What distinguishes these systems is that they have robust, binding resolution for non-combat situations. (With RM perhaps as an exception - it's non-combat resolution is not entirely robust; but is not hopeless either.)
I think the poster I was responding to was suggesting balance could include competence in different areas--but even in games that aren't as combat oriented, I don't think that helps much; it just moves around what the important areas are, but I'd be willing to put a substantial bet that games where activities don't heavily lean into one particular area are rare.
I make no comments on what is rare or not rare. But as per my post that you quoted, I don't regard "balance" and "combat" as being especially related - I regard
balance as pertaining to
the mechanical capacity of the players, by the play of their PCs, to impact the shared fiction of the game.
Part of how Traveller works, at least as I observe it, as that there are sufficiently many different pathways to impact that the wildly varying numbers on the PC sheets (a result of random generation) don't inevitably produce wildly different capacities to impact the shared fiction. Eg even if your PC's Vehicle skill is quite low, if you're the only one who has it it gives you a distinct pathway to impact.

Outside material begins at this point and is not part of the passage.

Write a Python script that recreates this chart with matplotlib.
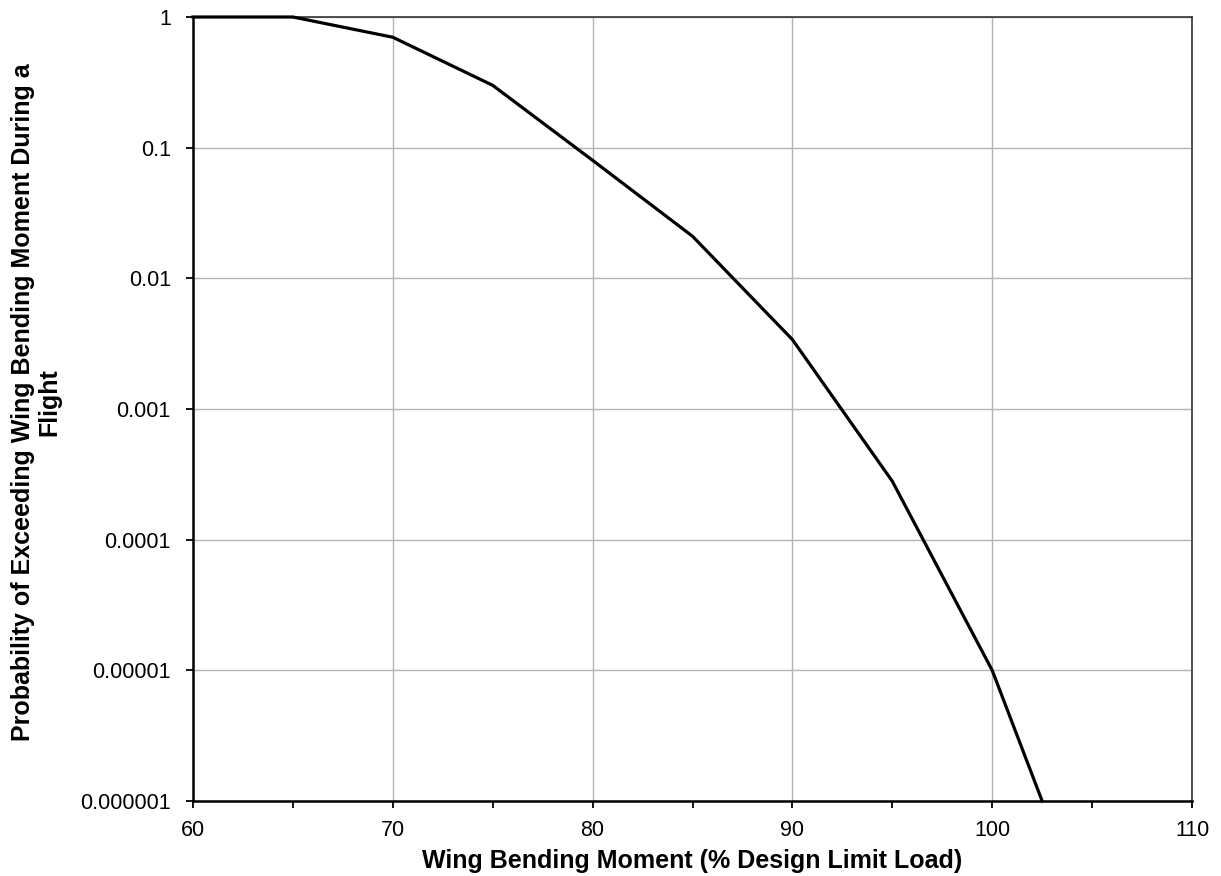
import matplotlib
matplotlib.use("Agg")
import matplotlib.pyplot as plt
from matplotlib.ticker import FixedLocator, NullLocator

# Data
bending_moment = [60, 65, 70, 75, 80, 85, 90, 95, 100, 102.5]
probability = [1.0, 1.0, 0.7, 0.3, 0.08, 0.021, 0.0034, 0.00028, 0.00001, 0.000001]
y_ticks = [1, 0.1, 0.01, 0.001, 0.0001, 0.00001, 0.000001]
y_tick_labels = ["1", "0.1", "0.01", "0.001", "0.0001", "0.00001", "0.000001"]
x_major = [60, 70, 80, 90, 100, 110]
x_minor = [65, 75, 85, 95, 105]
x_title = 'Wing Bending Moment (% Design Limit Load)'
y_title = 'Probability of Exceeding Wing Bending Moment During a\nFlight'

plt.rcParams['font.family'] = ['Liberation Sans', 'DejaVu Sans']

W, H = 1221, 876
fig = plt.figure(figsize=(W / 100, H / 100), dpi=100)
ax = fig.add_axes([193 / W, 1 - 801 / H, (1192 - 193) / W, (801 - 17) / H])

ax.plot(bending_moment, probability, color='black', linewidth=2.3,
        solid_joinstyle='miter', zorder=3, clip_on=False)

ax.set_yscale('log')
ax.set_xlim(60, 110)
ax.set_ylim(1e-6, 1)

ax.yaxis.set_major_locator(FixedLocator(y_ticks))
ax.yaxis.set_minor_locator(NullLocator())
ax.set_yticklabels(y_tick_labels)
ax.xaxis.set_major_locator(FixedLocator(x_major))
ax.xaxis.set_minor_locator(FixedLocator(x_minor))

ax.grid(True, which='major', color='#b3b3b3', linewidth=1.0, zorder=0)
ax.set_axisbelow(True)

ax.tick_params(axis='both', which='major', direction='out', length=5, width=1.3,
               labelsize=15.5, color='black')
ax.tick_params(axis='x', which='major', pad=9)
ax.tick_params(axis='y', which='major', pad=11)
ax.tick_params(axis='x', which='minor', direction='out', length=5, width=1.3, color='black')

for side in ['left', 'bottom']:
    ax.spines[side].set_color('black')
    ax.spines[side].set_linewidth(1.8)
for side in ['top', 'right']:
    ax.spines[side].set_color('#333333')
    ax.spines[side].set_linewidth(1.2)

fig.text(692 / W, 1 - 868 / H, x_title, fontsize=18, fontweight='bold',
         ha='center', va='baseline')
fig.text(36 / W, 1 - 402.5 / H, y_title, fontsize=18, fontweight='bold',
         ha='center', va='center', rotation=90, linespacing=1.1,
         multialignment='center')

fig.savefig('out.png', dpi=100, facecolor='white')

Another dimension of capacity to impact the shared fiction, which I find important in my RPGing, is that the group of PCs is often not just a many-headed hydra; and in such circumstances, the way for a player to try and get the impact that they want is to declare an action for their PC. Upthread someone (maybe
@Gradine?) mentioned GM-guided spotlight sharing as an aspect of, or pathway to, balance. I think that players declaring actions for their PCs to get the impact they want as the player-driven counterpart to that.